Imagine feeling lonely inside and craving love and affection. Then you meet someone wonderful. You are full of joy and excitement. Now you can feel whole and good as you know you should! You have never heard the term anxious-avoidant attachment in adults, however, it does exist.
But several months later, when your romantic partner throws his or her arms around you and tells you that (s)he loves you, you experience a flood of anxiety and sense of impending doom. You try to act happy because you know that is how a “normal” person would feel. But you have a hard time hiding your anxiety. You try to fix it by explaining, but this effort only makes you sound off balance and needy. Across the coming weeks, you feel increasingly trapped, start to pick up on signs that your partner is having second thoughts, and get that awful feeling in your gut…you know…the one you spend your whole life trying to avoid. As the relationship begins to implode you just want to scream, “what the heck just happened?!”
What happened is that you ran straight into your defensive wall; that part of your personality that is trying to protect you and keep you safe. Of course, this defence is not a rational process; it is housed deep in the emotional centres of your brain and is automatically triggered by signals from the environment. It does not care about your rational thought processes or your adult need for love and affection. It would rather be sad and lonely.
Attachment theory can give us an even deeper insight into this process. In childhood, the attachment system increases anxiety when the young person stays too far away from the parent; the resulting discomfort then impels the child to re-establish proximity. Imagine what happens, however, when the parent you are seeking comfort from is himself frightening or frightened. If the parent yells at the approaching child, or even worse becomes physically abusive, then this “attachment figure” is just as scary as whatever the child was running from in the first place.
A mother or father who never experiences hugs and kisses while growing up will not naturally hug and kiss their children and so when I asked my mother why was she not the hugging type when we were growing up she said, “because you did not like to be hugged”. A terrified parent (who may herself be an abuse victim) also cannot adequately soothe a distressed child. In either case, the attachment system does not serve its intended function. The child cannot escape the anxiety coming from the environment and cannot be soothed by the parent. To make matters worse, the parent’s behaviour might increase the child’s anxiety and impel the child to once again approach the scary parent.
Anxious avoidant attachment in adults did not just develop as an adult but started way before that, children can be seen to approach the parent, only to freeze and withdraw or wander about aimlessly. In a like vane, as adults they will simultaneously desire closeness and intimacy and approach potential attachment figures (close friends or romantic partners) but then become extremely uncomfortable when they get too close to those partners and withdraw; hence the message given to others is “come here and go away.”

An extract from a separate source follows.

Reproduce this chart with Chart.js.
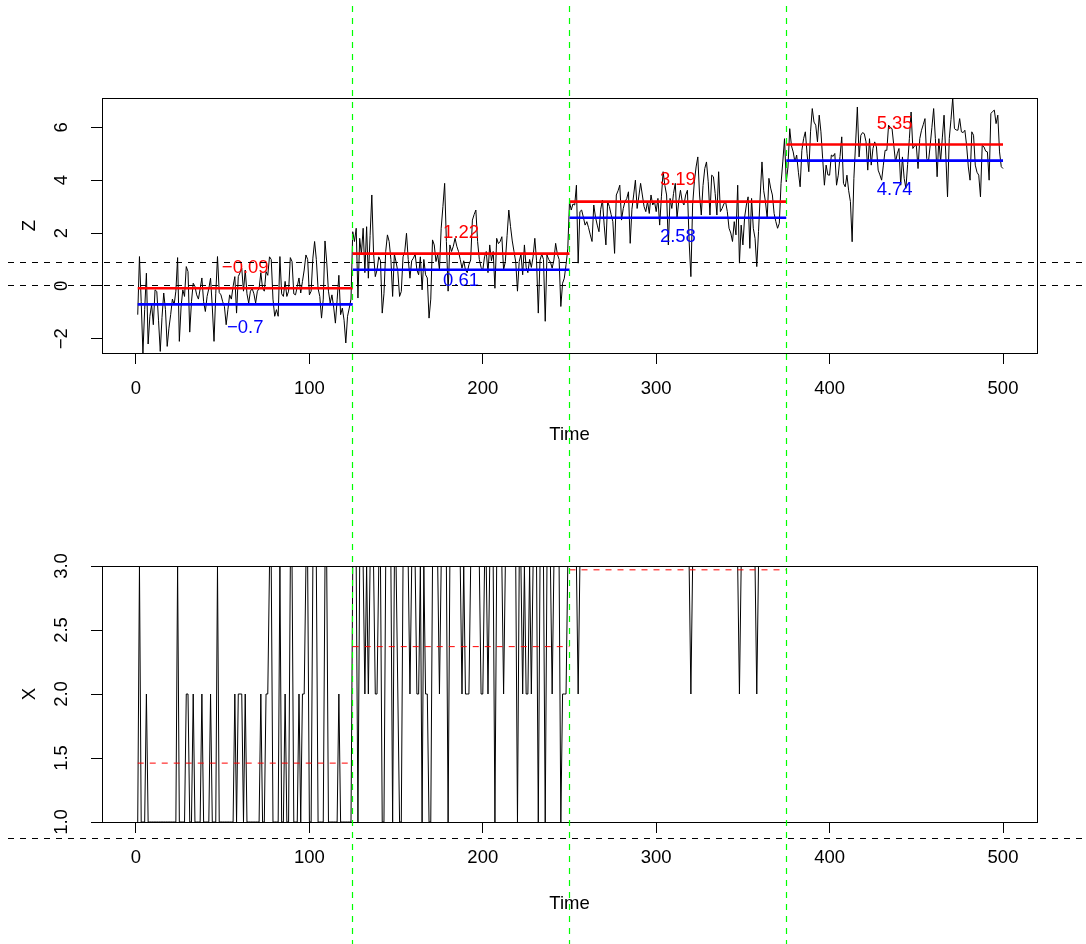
<!DOCTYPE html>
<html>
<head>
<meta charset="utf-8">
<title>Z and X over time</title>
<script src="https://cdn.jsdelivr.net/npm/chart.js@4.4.1/dist/chart.umd.min.js"></script>
<style>
  body { margin: 0; background: #fff; }
  #wrap { position: relative; width: 1086px; height: 944px; background: #fff; }
  canvas { position: absolute; left: 0; }
  #zChart { top: 0; }
  #xChart { top: 472px; }
</style>
</head>
<body>
<div id="wrap">
  <canvas id="zChart" width="1086" height="472"></canvas>
  <canvas id="xChart" width="1086" height="472"></canvas>
</div>
<script>
let zChart;
let xChart;

// -----------------------------
// DATA
// -----------------------------
const zValues = [
  -1.09, 1.11, -0.6, -2.54, -0.9, 0.48, -2.2, -1.15, -0.7, -1.47,
  -0.15, -0.21, -1.3, -2.48, -1.2, -0.27, -0.9, -2.29, -1.6, -1.09,
  -0.5, -0.71, -0.2, 1.07, -2.1, -0.8, -0.15, -0.4, 0.73, 0.54,
  -1.75, -0.6, 0.1, -0.02, -0.34, -0.5, -0.11, 0.3, -0.6, -0.97,
  -0.4, -0.1, 0.29, -0.8, -2.1, -0.3, 1.11, -0.25, -0.34, -0.6,
  -0.78, -1.47, -0.9, -0.34, -0.5, -0.02, 0.35, -1.03, 0.35, 0.5,
  0.67, -0.2, 0.6, -0.3, -0.65, -0.2, -0.1, -0.3, -0.65, -0.2,
  -0.1, 0.5, -0.09, -0.2, 0.54, 0.4, 1.1, 1.0, -0.5, -1.15,
  -0.9, -1.15, 1.11, -0.3, -0.4, 0.17, -0.4, -0.2, 1.07, 0.92,
  -0.3, -0.34, -0.02, 0.3, -0.27, 0.17, 0.6, 1.17, 1.0, -0.34,
  -0.2, 1.05, 1.68, 1.0, -0.1, -0.4, -1.22, -0.5, 1.7, 0.9,
  -0.2, -0.65, -0.34, -0.8, -1.41, -0.53, 0.4, -1.09, -0.84, -1.3,
  -2.16, -1.15, -0.84, -0.5,
  2.05, 1.68, 2.18, -0.46, 1.8, 1.2,
  2.18, 0.5, 2.24, 0.29, 1.9, 3.44, 1.24, 0.35, 0.6, 1.1,
  0.95, -1.03, -0.3, 1.3, 1.93, 1.68, 1.0, -0.4, 1.2, 0.9,
  0.54, -0.4, -0.21, 1.1, 1.3, 1.99, 1.0, 0.29, 0.95, 1.05,
  1.2, 0.6, 0.42, 1.1, -0.15, 1.0, 0.42, 0.3, -1.22, -0.5,
  1.74, 1.55, 0.92, 1.2, 0.6, 2.18, 3.0, 3.88, 1.68, -0.2,
  1.55, 1.3, 1.5, 1.8, 1.5, 1.3, 1.0, 0.67, 0.95, 0.6,
  0.5, 0.8, 0.98, 2.49, 2.7, 2.87, 1.68, 1.0, 0.7, 0.6,
  1.1, 1.3, 0.5, 1.55, 0.95, 1.3, -0.09, 1.8, 1.6, 1.68,
  1.86, 0.6, 0.92, 1.9, 2.87, 2.24, 1.7, 1.3, 0.9, -0.2,
  0.92, 1.2, 0.42, 1.55, 0.7, 0.5, 1.0, 0.7, 1.1, 1.8,
  0.95, -1.03, 0.98, 1.2, 1.0, -1.34, 1.17, 1.0, 0.9, 0.67,
  0.98, 1.61, 1.2, 1.0, -0.78, 0.1, 0.29, 0.8, 1.4,
  3.19, 2.87, 3.1, 3.06, 3.81, 0.86, 2.81, 2.87, 2.6, 2.3,
  2.43, 2.2, 1.93, 1.68, 3.06, 2.6, 2.3, 2.05, 2.9, 3.25,
  2.3, 1.55, 3.19, 3.0, 2.7, 2.43, 1.23, 3.44, 3.6, 3.81,
  2.49, 2.93, 3.19, 3.3, 3.56, 1.61, 2.9, 3.44, 4.0, 2.93,
  3.4, 3.88, 3.44, 3.0, 2.81, 3.19, 2.74, 3.44, 3.06, 3.2,
  2.81, 3.31, 2.3, 3.37, 4.32, 3.8, 3.44, 1.55, 3.31, 2.93,
  3.5, 3.88, 2.56, 3.2, 3.62, 3.19, 3.06, 3.44, 3.62, 1.68,
  0.35, 3.06, 3.94, 4.5, 4.88, 3.44, 2.68, 3.8, 4.44, 4.69,
  3.94, 2.68, 4.19, 4.13, 3.5, 2.68, 4.32, 2.81, 2.93, 3.1,
  3.19, 2.81, 2.18, 2.0, 1.68, 2.43, 1.93, 3.81, 0.86, 2.3,
  1.55, 2.6, 3.06, 3.37, 1.42, 3.31, 2.18, 1.8, 0.73, 2.05,
  3.44, 4.69, 3.6, 3.19, 2.56, 4.07, 3.7, 3.44, 2.74, 2.43,
  2.18, 2.37, 3.88, 4.69, 5.57,
  3.94, 4.5, 5.95, 5.3, 5.07, 4.69, 4.95, 4.3, 3.75, 5.13,
  5.57, 5.83, 5.0, 4.32, 5.83, 6.71, 6.2, 6.08, 5.45, 6.46,
  5.83, 4.82, 3.81, 4.57, 4.2, 4.19, 4.95, 4.9, 5.01, 3.81,
  4.19, 4.9, 5.64, 3.88, 3.75, 4.19, 3.6, 3.19, 1.67, 4.07,
  5.4, 6.77, 4.88, 5.7, 5.8, 5.76, 5.45, 4.38, 5.57, 4.57,
  5.2, 5.45, 5.26, 4.38, 4.2, 4.0, 4.57, 5.13, 5.13, 6.08,
  6.0, 5.95, 5.32, 4.69, 5.0, 5.2, 3.81, 4.88, 4.07, 3.69,
  4.6, 5.57, 6.58, 5.2, 5.3, 5.32, 4.44, 5.57, 5.89, 6.1,
  6.33, 4.82, 4.69, 5.32, 6.0, 6.71, 5.57, 4.13, 5.57, 4.69,
  5.6, 6.46, 4.95, 3.37, 5.57, 6.3, 7.11, 5.95, 5.9, 5.89,
  6.33, 5.83, 5.8, 5.89, 5.32, 4.5, 4.0, 5.83, 5.7, 4.57,
  4.3, 4.19, 3.37, 5.32, 5.26, 5.1, 5.07, 4.0, 6.52, 6.6,
  6.65, 6.14, 6.46, 5.07, 4.51, 4.44
];

const xStates = [
  1,3,1,1,1,2,1,1,1,1,1,1,1,1,1,1,1,1,1,1,1,1,1,3,1,
  1,1,1,2,2,1,1,2,1,1,1,1,2,1,1,1,1,2,1,1,1,3,1,1,1,
  1,1,1,1,1,1,2,1,2,2,2,1,2,1,1,1,1,1,1,1,1,2,1,1,2,
  2,3,3,1,1,1,1,3,1,1,2,1,1,3,3,1,1,1,2,1,2,2,3,3,1,
  1,3,3,3,1,1,1,1,3,3,1,1,1,1,1,1,2,1,1,1,1,1,1,1,3,
  3,3,1,3,3,3,2,3,2,3,3,3,2,2,3,3,1,1,3,3,3,3,1,3,3,
  2,1,1,3,3,3,3,2,3,3,3,2,2,3,1,3,2,2,1,1,3,3,3,3,2,
  3,3,3,3,1,3,3,3,3,3,3,3,2,3,2,2,2,3,3,3,3,3,3,2,2,
  3,3,2,3,3,3,1,3,3,3,3,2,3,3,3,3,3,3,3,1,3,3,2,3,2,
  2,3,2,3,3,3,1,3,3,3,1,3,3,3,2,3,3,3,3,1,2,2,2,3,3,
  3,3,3,3,2,3,3,3,3,3,3,3,3,3,3,3,3,3,3,3,3,3,3,3,3,
  3,3,3,3,3,3,3,3,3,3,3,3,3,3,3,3,3,3,3,3,3,3,3,3,3,
  3,3,3,3,3,3,3,3,3,3,3,3,3,3,3,3,3,3,3,2,3,3,3,3,3,
  3,3,3,3,3,3,3,3,3,3,3,3,3,3,3,3,3,3,3,3,3,3,2,3,3,
  3,3,3,3,3,3,3,2,3,3,3,3,3,3,3,3,3,3,3,3,3,3,3,3,3,
  3,3,3,3,3,3,3,3,3,3,3,3,3,3,3,3,3,3,3,3,3,3,3,3,3,
  3,3,3,3,3,3,3,3,3,3,3,3,3,3,3,3,3,3,3,3,3,3,3,3,3,
  3,3,3,3,3,3,3,3,3,3,3,3,3,3,3,3,3,3,3,3,3,3,3,3,3,
  3,3,3,3,3,3,3,3,3,3,3,3,3,3,3,3,3,3,3,3,3,3,3,3,3,
  3,3,3,3,3,3,3,3,3,3,3,3,3,3,3,3,3,3,3,3,3,3,3,3,3
];

const timeSteps = zValues.map((_, i) => i + 1);

// regimes: start / end time and per-regime levels
const segStart = [1, 125, 250, 375];
const segEnd = [125, 250, 375, 500];
const zMeanRed = [-0.09, 1.22, 3.19, 5.35];
const zMeanBlue = [-0.7, 0.61, 2.58, 4.74];
const xMean = [1.46, 2.37, 2.97, 3.0];

// reference lines
const hLines = [0, 0.87];
const vLines = [125, 250, 375];

// tick labels
const timeTicks = [0, 100, 200, 300, 400, 500];
const zTicks = [-2, 0, 2, 4, 6];
const xTicks = [1.0, 1.5, 2.0, 2.5, 3.0];

// where the level labels sit, in Z units from their line
const redLift = [0.76, 0.78, 0.81, 0.79];
const blueDrop = [0.9, 0.44, 0.72, 1.09];


// -----------------------------
// HELPERS
// -----------------------------
const FONT = '18.5px "Liberation Sans", Arial, sans-serif';
const GREEN = 'rgb(0, 255, 0)';

function minus(v) {
    return String(v).replace('-', '\u2212');
}

function toPoints(xs, ys) {
    return xs.map((x, i) => ({ x: x, y: ys[i] }));
}

// one flat piece per regime, broken by nulls
function levelPoints(levels) {
    const pts = [];
    levels.forEach((v, i) => {
        pts.push({ x: segStart[i], y: v });
        pts.push({ x: segEnd[i], y: v });
        pts.push({ x: segEnd[i], y: null });
    });
    return pts;
}

// crisp 1px position
function crisp(p) {
    return Math.floor(p) + 0.5;
}

// box, axes and ablines drawn in base-graphics style
function makeFrame(cfg) {
    return {
        id: 'frame_' + cfg.name,
        afterDraw(chart) {
            const ctx = chart.ctx;
            const a = chart.chartArea;
            const xs = chart.scales.x;
            const ys = chart.scales.y;
            const W = chart.width;
            const H = chart.height;

            ctx.save();
            ctx.strokeStyle = '#000';
            ctx.fillStyle = '#000';
            ctx.lineWidth = 1;
            ctx.setLineDash([]);

            // box
            ctx.strokeRect(Math.round(a.left) + 0.5, Math.round(a.top) + 0.5,
                Math.round(a.right - a.left), Math.round(a.bottom - a.top));

            // time axis
            ctx.beginPath();
            timeTicks.forEach(t => {
                const px = crisp(xs.getPixelForValue(t));
                ctx.moveTo(px, a.bottom);
                ctx.lineTo(px, a.bottom + 11);
            });
            ctx.stroke();

            ctx.font = FONT;
            ctx.textAlign = 'center';
            ctx.textBaseline = 'middle';
            timeTicks.forEach(t => {
                ctx.fillText(String(t), xs.getPixelForValue(t), a.bottom + 36);
            });
            ctx.fillText('Time', (a.left + a.right) / 2, a.bottom + 82);

            // value axis
            ctx.beginPath();
            cfg.ticks.forEach(v => {
                const py = crisp(ys.getPixelForValue(v));
                ctx.moveTo(a.left, py);
                ctx.lineTo(a.left - 11, py);
            });
            ctx.stroke();

            cfg.ticks.forEach(v => {
                ctx.save();
                ctx.translate(a.left - 40, ys.getPixelForValue(v));
                ctx.rotate(-Math.PI / 2);
                ctx.fillText(cfg.tickText(v), 0, 0);
                ctx.restore();
            });
            ctx.save();
            ctx.translate(30, (a.top + a.bottom) / 2);
            ctx.rotate(-Math.PI / 2);
            ctx.fillText(cfg.title, 0, 0);
            ctx.restore();

            // level labels
            if (cfg.levelLabels) {
                zMeanRed.forEach((v, i) => {
                    const mid = (segStart[i] + segEnd[i]) / 2;
                    ctx.fillStyle = '#ff0000';
                    ctx.fillText(minus(v), xs.getPixelForValue(mid), ys.getPixelForValue(v + redLift[i]));
                });
                zMeanBlue.forEach((v, i) => {
                    const mid = (segStart[i] + segEnd[i]) / 2;
                    ctx.fillStyle = '#0000ff';
                    ctx.fillText(minus(v), xs.getPixelForValue(mid), ys.getPixelForValue(v - blueDrop[i]));
                });
            }

            // horizontal thresholds, across the whole figure
            hLines.forEach(h => {
                const py = crisp(ys.getPixelForValue(h));
                if (py < 0 || py > H) return;
                ctx.strokeStyle = '#000000';
                ctx.setLineDash([6, 6]);
                ctx.beginPath();
                ctx.moveTo(8, py);
                ctx.lineTo(W, py);
                ctx.stroke();
            });

            // regime change points
            vLines.forEach(t => {
                const px = crisp(xs.getPixelForValue(t));
                ctx.strokeStyle = GREEN;
                ctx.lineWidth = 1.2;
                ctx.setLineDash([6, 6]);
                ctx.lineDashOffset = 0;
                ctx.beginPath();
                ctx.moveTo(px, cfg.guideTop);
                ctx.lineTo(px, H);
                ctx.stroke();
            });

            ctx.restore();
        }
    };
}

const baseOptions = {
    responsive: false,
    animation: false,
    events: [],
    plugins: { legend: { display: false }, tooltip: { enabled: false } },
    elements: { point: { radius: 0 }, line: { tension: 0 } }
};

const timeMin = -19.6;
const timeMax = 519.6;


// -----------------------------
// Z PANEL
// -----------------------------
zChart = new Chart(document.getElementById('zChart'), {
    type: 'line',
    data: {
        datasets: [
            { data: toPoints(timeSteps, zValues), borderColor: '#000000', borderWidth: 1, order: 3 },
            { data: levelPoints(zMeanRed), borderColor: '#ff0000', borderWidth: 2.6, order: 1 },
            { data: levelPoints(zMeanBlue), borderColor: '#0000ff', borderWidth: 2.6, order: 2 }
        ]
    },
    options: Object.assign({}, baseOptions, {
        layout: { padding: { left: 102, right: 49, top: 98, bottom: 119 } },
        scales: {
            x: { type: 'linear', min: timeMin, max: timeMax, display: false },
            y: { type: 'linear', min: Math.min(...zValues), max: Math.max(...zValues), display: false }
        }
    }),
    plugins: [makeFrame({
        name: 'z',
        ticks: zTicks,
        tickText: v => minus(v),
        title: 'Z',
        levelLabels: true,
        guideTop: 6
    })]
});


// -----------------------------
// X PANEL
// -----------------------------
xChart = new Chart(document.getElementById('xChart'), {
    type: 'line',
    data: {
        datasets: [
            { data: toPoints(timeSteps, xStates), borderColor: '#000000', borderWidth: 1, order: 2 },
            { data: levelPoints(xMean), borderColor: '#ff0000', borderWidth: 1, borderDash: [6, 6], order: 1 }
        ]
    },
    options: Object.assign({}, baseOptions, {
        layout: { padding: { left: 102, right: 49, top: 94, bottom: 122 } },
        scales: {
            x: { type: 'linear', min: timeMin, max: timeMax, display: false },
            y: { type: 'linear', min: Math.min(...xStates), max: Math.max(...xStates), display: false }
        }
    }),
    plugins: [makeFrame({
        name: 'x',
        ticks: xTicks,
        tickText: v => v.toFixed(1),
        title: 'X',
        levelLabels: false,
        guideTop: 0
    })]
});
</script>
</body>
</html>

Anxious avoidant attachment
Of course, the person with this “fearful” attachment style is not likely to be fully conscious that he/she is enacting this process and may feel extremely misunderstood and victimized in professional, friendship and romantic relationships. This person may not perceive that (s)he is the one doing the distancing and rejecting.
If you see yourself in these descriptions and patterns, take heart. The defensive process is a normal reaction to a situational stressor in childhood. The situational stressor may have been physical abuse or assault (big “T” trauma) or angry hostility and scary parental behaviour (little “t” trauma). Scary parental behaviour doesn’t even mean that the parent was overtly threatening. A very depressed or mentally ill parent who is emotionally unexpressive will be frightening because the child knows that the parent cannot provide protection or comfort.
The work by Dr Ed Tronic with young children using the “Still Face Paradigm” (click here to link to YouTube video) provides an excellent example of the effects of parental unresponsiveness and apathy. When parents do not accurately reflect and validate their children’s emotional experiences, the children become emotionally dysregulated. If this pattern is maintained over an extended period, it could have a lifelong impact on the developing person’s neurology and ability to accurately perceive and regulate emotions or sustain healthy and mutually reciprocal relationships. Watch this video.
Once you understand why your adult emotions are so dis-regulated (anxious-avoidant attachment in adults) and why you feel “crazy” in relationships, you can start the process of living with intent and you can refuse to let the process continue disrupting your relationships.